1800 Flowers is a separate deal ftom the AGR portal. I have used them for years and it's a win for everyone: my mom gets a lovely gift for Mother's Day and I get a boatload of points.


----------



## TinCan782 (May 4, 2015)

My wife has had good luck with 1-800 Flowers for the past several years. 25 points per dollar is hard to beat.

No Moms left with us but with three daughters-in-law the points really rack up!


----------



## Devil's Advocate (May 4, 2015)

The more you spend the more you save, right? I'm inclined to say that earning 25 points per dollar is proof positive these flowers are overpriced. In most respects I'm a card carrying liberal elite, complete with the requisite superiority complex and desire to seek out and enjoy the finer things in life. And yet in the realm of emotional expenditures for gifts to the fairer sex I'm a bit of a country bumpkin. Yes, I have happily pissed away thousands of dollars on utterly pointless gifts such as cut flowers and other worthless trinkets. Just like every other guy I know. To any number of women who claimed they didn't need or want them. Because deep down we know they do. Why must we keep up this charade? I guess because growing flowering plants and actually keeping them alive is a boring and thankless prospect. Okay, now that I've resolved that personal quandary I'll return you to your regularly scheduled programming.


----------



## AmtrakBlue (May 4, 2015)

DA, my husband would send me a dozen roses at least twice a year and I told him a few times, that just three or even just one, would be perfectly fine with me (and save US money). I didn't keep telling him because I knew he enjoyed sending them. Besides not needing a dozen (or even one), I didn't particularly enjoy vasing them (cutting them and arranging them in a vase). My poor husband had trouble shopping for gifts for me because I did NOT wear a lot of jewelry, not use perfumes, etc. I was happy when he gave me a staple gun one year and a toolbox another year and some tools to put in the toolbox.
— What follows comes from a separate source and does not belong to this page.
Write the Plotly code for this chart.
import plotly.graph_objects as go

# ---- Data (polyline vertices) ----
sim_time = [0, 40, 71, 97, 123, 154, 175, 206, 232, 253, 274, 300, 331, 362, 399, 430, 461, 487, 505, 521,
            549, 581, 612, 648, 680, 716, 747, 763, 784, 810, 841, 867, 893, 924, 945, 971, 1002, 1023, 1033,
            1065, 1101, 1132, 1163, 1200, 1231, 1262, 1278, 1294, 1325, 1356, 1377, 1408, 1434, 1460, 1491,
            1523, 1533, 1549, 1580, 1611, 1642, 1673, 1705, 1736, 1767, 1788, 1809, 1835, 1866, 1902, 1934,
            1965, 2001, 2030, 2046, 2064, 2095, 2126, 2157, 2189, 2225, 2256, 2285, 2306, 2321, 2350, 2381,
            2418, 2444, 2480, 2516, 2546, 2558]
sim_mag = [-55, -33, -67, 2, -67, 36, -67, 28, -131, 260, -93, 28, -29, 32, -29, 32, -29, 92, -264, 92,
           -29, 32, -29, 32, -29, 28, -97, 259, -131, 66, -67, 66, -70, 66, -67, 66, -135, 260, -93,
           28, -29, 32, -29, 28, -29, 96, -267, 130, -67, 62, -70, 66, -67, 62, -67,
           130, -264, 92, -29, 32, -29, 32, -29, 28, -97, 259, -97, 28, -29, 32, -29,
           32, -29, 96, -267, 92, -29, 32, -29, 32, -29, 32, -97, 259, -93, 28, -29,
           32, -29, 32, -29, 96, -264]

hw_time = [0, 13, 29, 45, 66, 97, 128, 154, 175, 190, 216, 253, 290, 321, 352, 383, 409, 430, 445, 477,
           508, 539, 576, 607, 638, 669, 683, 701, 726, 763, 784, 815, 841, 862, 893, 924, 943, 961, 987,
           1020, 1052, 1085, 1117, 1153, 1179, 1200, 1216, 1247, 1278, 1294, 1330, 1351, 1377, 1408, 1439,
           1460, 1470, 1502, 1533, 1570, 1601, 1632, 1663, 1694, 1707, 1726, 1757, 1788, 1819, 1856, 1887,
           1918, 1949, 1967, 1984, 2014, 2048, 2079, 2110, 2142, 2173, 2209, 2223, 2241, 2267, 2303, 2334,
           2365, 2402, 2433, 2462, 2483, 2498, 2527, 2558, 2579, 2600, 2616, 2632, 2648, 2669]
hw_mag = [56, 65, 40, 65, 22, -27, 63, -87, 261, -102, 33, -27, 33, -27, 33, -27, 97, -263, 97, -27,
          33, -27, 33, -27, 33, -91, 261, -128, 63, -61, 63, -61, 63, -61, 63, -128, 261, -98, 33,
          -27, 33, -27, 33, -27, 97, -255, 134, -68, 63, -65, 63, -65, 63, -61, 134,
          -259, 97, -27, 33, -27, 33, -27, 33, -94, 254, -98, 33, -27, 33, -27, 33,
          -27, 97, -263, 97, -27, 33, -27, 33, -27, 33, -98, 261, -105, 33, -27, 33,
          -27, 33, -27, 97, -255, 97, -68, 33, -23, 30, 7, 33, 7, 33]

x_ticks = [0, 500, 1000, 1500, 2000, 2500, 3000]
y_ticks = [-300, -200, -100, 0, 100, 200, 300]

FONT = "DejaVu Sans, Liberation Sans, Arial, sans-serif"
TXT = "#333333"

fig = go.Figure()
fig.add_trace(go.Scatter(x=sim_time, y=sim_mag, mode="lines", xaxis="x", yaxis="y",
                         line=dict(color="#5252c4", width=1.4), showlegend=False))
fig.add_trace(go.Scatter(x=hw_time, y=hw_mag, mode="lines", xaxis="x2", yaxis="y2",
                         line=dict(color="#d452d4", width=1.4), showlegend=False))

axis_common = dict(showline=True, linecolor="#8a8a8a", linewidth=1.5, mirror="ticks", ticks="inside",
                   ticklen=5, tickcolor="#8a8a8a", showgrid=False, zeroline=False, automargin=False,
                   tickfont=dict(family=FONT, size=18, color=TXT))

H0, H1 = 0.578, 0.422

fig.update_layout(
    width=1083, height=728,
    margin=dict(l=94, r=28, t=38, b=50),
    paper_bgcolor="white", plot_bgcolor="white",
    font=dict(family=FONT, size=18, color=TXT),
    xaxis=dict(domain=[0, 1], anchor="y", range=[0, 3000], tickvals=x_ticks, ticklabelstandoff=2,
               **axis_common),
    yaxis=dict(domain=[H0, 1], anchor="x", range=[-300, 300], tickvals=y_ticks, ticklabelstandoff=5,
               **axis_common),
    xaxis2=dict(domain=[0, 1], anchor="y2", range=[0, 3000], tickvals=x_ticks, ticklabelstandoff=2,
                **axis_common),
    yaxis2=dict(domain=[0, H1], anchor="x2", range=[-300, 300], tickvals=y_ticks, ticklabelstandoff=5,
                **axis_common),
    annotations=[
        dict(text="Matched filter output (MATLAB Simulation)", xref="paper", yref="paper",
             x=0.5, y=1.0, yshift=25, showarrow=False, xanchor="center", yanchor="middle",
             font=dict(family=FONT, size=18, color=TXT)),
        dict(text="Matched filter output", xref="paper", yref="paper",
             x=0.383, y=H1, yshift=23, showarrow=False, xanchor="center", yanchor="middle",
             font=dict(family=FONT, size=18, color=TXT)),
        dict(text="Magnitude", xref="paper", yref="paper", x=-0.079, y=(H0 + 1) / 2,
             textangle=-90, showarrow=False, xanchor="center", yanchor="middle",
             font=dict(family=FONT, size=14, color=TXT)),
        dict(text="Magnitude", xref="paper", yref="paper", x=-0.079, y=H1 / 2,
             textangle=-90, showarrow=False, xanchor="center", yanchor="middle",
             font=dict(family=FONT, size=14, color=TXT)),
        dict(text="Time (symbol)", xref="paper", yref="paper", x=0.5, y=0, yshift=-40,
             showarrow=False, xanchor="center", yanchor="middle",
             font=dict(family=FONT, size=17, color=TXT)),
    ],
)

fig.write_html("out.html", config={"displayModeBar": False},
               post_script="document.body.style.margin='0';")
But, yeah, many girls/women expect to get flowers, trinkets, etc and get mad if their significant other doesn't get them flowers, trinkets, etc.


----------



## Bob Dylan (May 4, 2015)

Wow Betty! You sound like a husband's dream, the kind of woman that doesn't mind a vacumn cleaner for her birthday or a washer and dryer for Christmas! LOL

My late wife was a lot like you about jewelry, cosmetics etc., but she loved flowers,books and chocolates, so I did buy them for her fairly often, mostly as a surprise for being such a lovely person and putting up with me!

To paraphrase Clint Eastwood: You all deserve it!


----------



## Misty. (May 4, 2015)

Devil's Advocate said:


> To any number of women who claimed they didn't need or want them. Because deep down we know they do. Why must we keep up this charade? I guess because growing flowering plants and actually keeping them alive is a boring and thankless prospect. Okay, now that I've resolved that personal quandary I'll return you to your regularly scheduled programming.
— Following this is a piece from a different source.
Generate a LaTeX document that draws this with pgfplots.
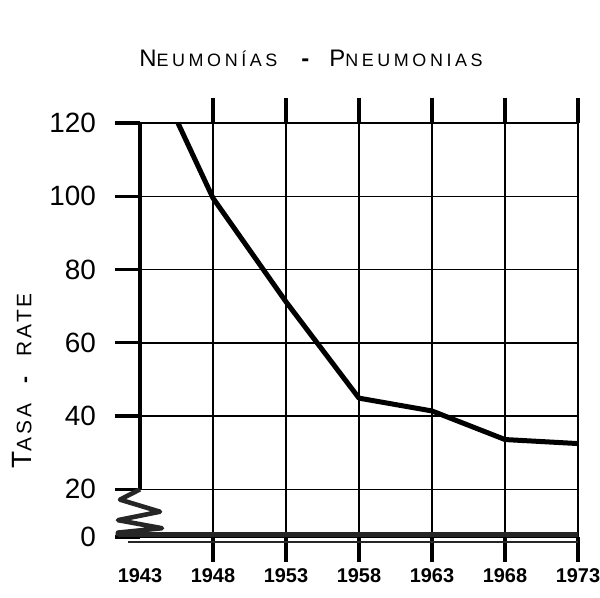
\documentclass[border=0pt]{standalone}
\usepackage{fontspec}
\setmainfont{Liberation Sans}
\usepackage{pgfplots}
\pgfplotsset{compat=1.18}

% pneumonia rate
\pgfplotstableread{
year rate
1945.6 120
1948 99.5
1953 71.2
1958 44.9
1963 41.4
1968 33.6
1973 32.5
}\pneumonia

\begin{document}
\begin{tikzpicture}
\useasboundingbox (0,0) rectangle (300bp,299bp);
\begin{axis}[
    at={(70bp,30.5bp)}, anchor=south west,
    scale only axis, width=219bp, height=207bp,
    xmin=1943, xmax=1973, ymin=7, ymax=120,
    axis line style={draw=none},
    xtick={1948,1953,...,1973},
    xticklabels={1948,1953,1958,1963,1968,1973},
    extra x ticks={1943}, extra x tick labels={1943},
    extra x tick style={grid=none, major tick style={draw=none}},
    ytick={7,20,40,60,80,100,120},
    yticklabels={0,20,40,60,80,100,120},
    xtick pos=both, ytick pos=left,
    tick align=outside, major tick length=12.5bp,
    major tick style={line width=1.6bp, black},
    grid=major, major grid style={line width=0.7bp, black},
    xticklabel style={font=\fontsize{10}{10}\selectfont\bfseries},
    yticklabel style={font=\fontsize{14}{14}\selectfont, xshift=-6bp},
    clip=false,
]
\addplot[line width=2.5bp, black, line join=round] table[x=year, y=rate] {\pneumonia};
% broken axis decoration
\draw[line width=2bp] (axis cs:1943,20) -- (axis cs:1943,120);
\draw[line width=2.3bp, black!85, line join=round]
    (axis cs:1943,20) -- ([xshift=-10bp]axis cs:1943,17.2)
    -- ([xshift=10bp]axis cs:1943,13.9) -- ([xshift=-11bp]axis cs:1943,11.6)
    -- ([xshift=11bp]axis cs:1943,9.4) -- ([xshift=-11bp]axis cs:1943,8.2)
    -- ([xshift=-11bp]axis cs:1943,7.3);
\draw[line width=2.4bp, black!85] ([xshift=-11bp,yshift=1.2bp]axis cs:1943,7) -- ([yshift=1.2bp]axis cs:1973,7);
\draw[line width=1.3bp, black!85] ([xshift=-6bp,yshift=-2.4bp]axis cs:1943,7) -- ([yshift=-2.4bp]axis cs:1973,7);
\end{axis}
\node at (155.5bp,270bp) {\addfontfeatures{LetterSpace=20}{\fontsize{12}{12}\selectfont N}{\fontsize{9}{9}\selectfont EUMONÍAS}\hspace{12bp}{\fontsize{12}{12}\selectfont\bfseries -}\hspace{10bp}{\fontsize{12}{12}\selectfont P}{\fontsize{9}{9}\selectfont NEUMONIAS}};
\node[rotate=90] at (11bp,108.5bp) {\addfontfeatures{LetterSpace=15}{\fontsize{14}{14}\selectfont T}{\fontsize{10.5}{10.5}\selectfont ASA\hspace{10bp}{\bfseries -}\hspace{10bp}RATE}};
\end{tikzpicture}
\end{document}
And I say "why waste money on something I'll kill, when that money could go to at least points runs?" :3 (seriously, my late grandmother was the last person in my immediate family that had any interest in making things grow).


----------



## City of Miami (May 4, 2015)

I haven't received my 8X points for a shoebuy purchase back in February. I dread calling agr suspecting the runaround I'll get about not our dept., third party payer, etc. Even tho I have a screenshot of the purchase showing agr tab I may just cave. Already got my 2x point for trip to NYC last weekend.


----------



## TinCan782 (May 4, 2015)

City of Miami said:


> I haven't received my 8X points for a shoebuy purchase back in February. I dread calling agr suspecting the runaround I'll get about not our dept., third party payer, etc. Even tho I have a screenshot of the purchase showing agr tab I may just cave. Already got my 2x point for trip to NYC last weekend.


A Walmart purchase I made on Feb 28 just posted today! Check your transaction history on the AGR shopping portal...it will show Pending, Approved, or Cancelled.
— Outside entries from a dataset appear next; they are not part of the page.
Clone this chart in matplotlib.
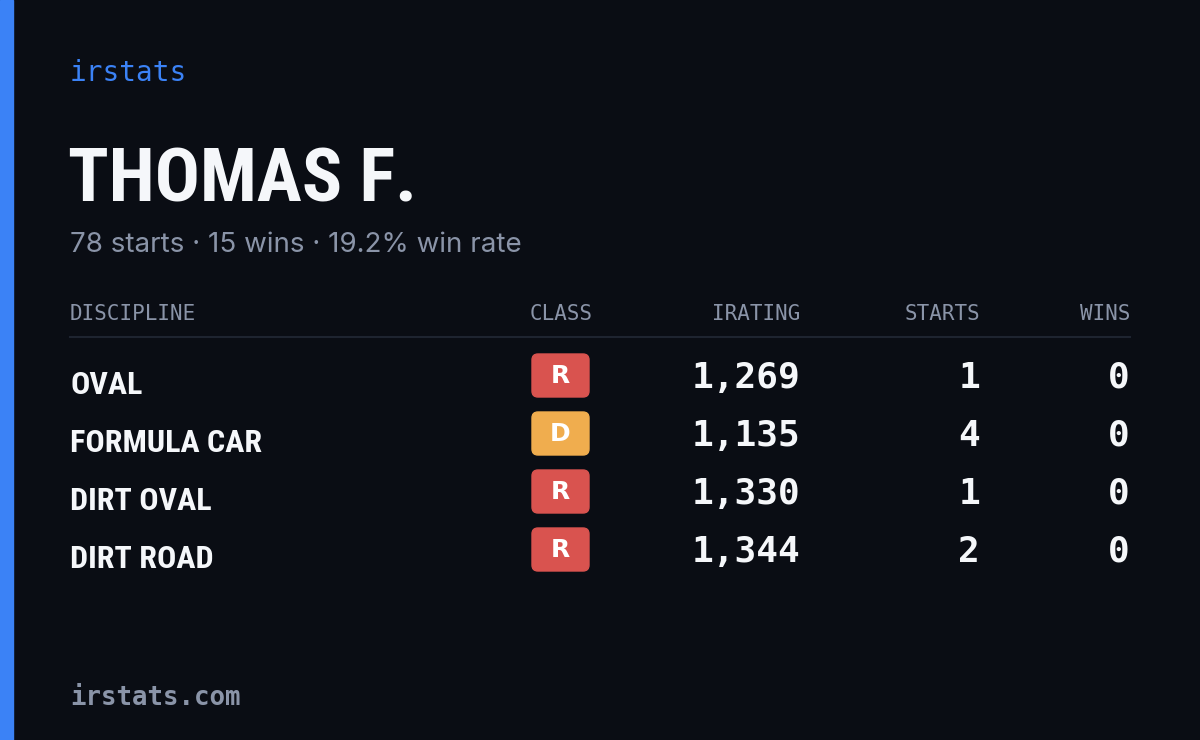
import matplotlib
matplotlib.use("Agg")
import matplotlib.pyplot as plt
from matplotlib.patches import FancyBboxPatch, Rectangle

name = "THOMAS F."
summary = "78 starts · 15 wins · 19.2% win rate"
headers = ["DISCIPLINE", "CLASS", "IRATING", "STARTS", "WINS"]
disciplines = ["OVAL", "FORMULA CAR", "DIRT OVAL", "DIRT ROAD"]
classes = ["R", "D", "R", "R"]
iratings = [1269, 1135, 1330, 1344]
starts = [1, 4, 1, 2]
wins = [0, 0, 0, 0]
class_colors = {"R": "#d9534f", "D": "#f0ad4e"}

W, H = 1200, 740
fig = plt.figure(figsize=(12, 7.4), dpi=100)
fig.patch.set_facecolor("#0a0d14")
ax = fig.add_axes([0, 0, 1, 1])
ax.set_xlim(0, W); ax.set_ylim(H, 0); ax.axis("off")

narrow = ["Liberation Sans Narrow", "Roboto Condensed", "DejaVu Sans"]
mono = ["DejaVu Sans Mono"]
ax.add_patch(Rectangle((0, 0), 13, H, color="#3b82f6"))
ax.text(70, 73, "irstats", color="#3b82f6", fontsize=20, family=mono, va="center")
ax.text(68, 182, name, color="#f5f7fa", fontsize=54, family=narrow, weight="bold", va="center")
ax.text(70, 245, summary, color="#8a94a8", fontsize=20, family=["Inter", "DejaVu Sans"], va="center")

hx = [70, 593, 800, 980, 1130]
ha = ["left", "right", "right", "right", "right"]
for x, h, a in zip(hx, headers, ha):
    ax.text(x, 314, h, color="#8a94a8", fontsize=15, family=mono, ha=a, va="center")
ax.plot([70, 1130], [337, 337], color="#1e2430", lw=1.5)

for i, (d, c, r, s, w) in enumerate(zip(disciplines, classes, iratings, starts, wins)):
    y = 380 + 58 * i
    ax.text(70, y + 5, d, color="#f5f7fa", fontsize=23, family=narrow, weight="bold", va="center")
    ax.add_patch(FancyBboxPatch((532, y - 26), 57, 43, boxstyle="round,pad=0,rounding_size=6",
                                color=class_colors[c]))
    ax.text(560, y - 4, c, color="white", fontsize=18, family=["DejaVu Sans"], weight="bold",
            ha="center", va="center")
    for x, v in zip(hx[2:], [f"{r:,}", str(s), str(w)]):
        ax.text(x, y - 2, v, color="#f5f7fa", fontsize=26, family=mono, weight="bold",
                ha="right", va="center")

ax.text(70, 698, "irstats.com", color="#8a94a8", fontsize=18.5, family=mono, weight="bold", va="center")
fig.savefig("out.png", dpi=100, facecolor=fig.get_facecolor())
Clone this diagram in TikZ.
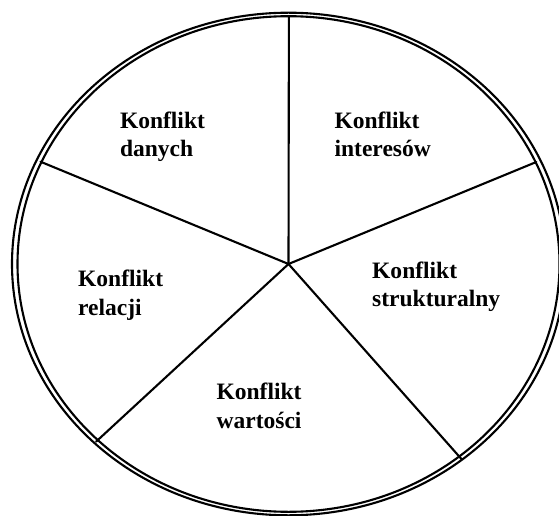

Something Missing?We get lots of purchases on a daily basis and unfortunately a small number of them don’t track correctly. We can help by raising a claim directly with the retailer, provided you give us some information. If after five days your transaction hasn’t tracked as pending, simply complete the missing points claim form. We’ll add a pending purchase to your account and raise your claim with the retailer. All retailers have their own schedules to review claims, but we expect the retailer to investigate and respond within 60 days.

To ensure your shopping transactions are successful and earn you points, make sure you follow the procedures listed under FAQs.

If you do nothing, you may get nothing!


----------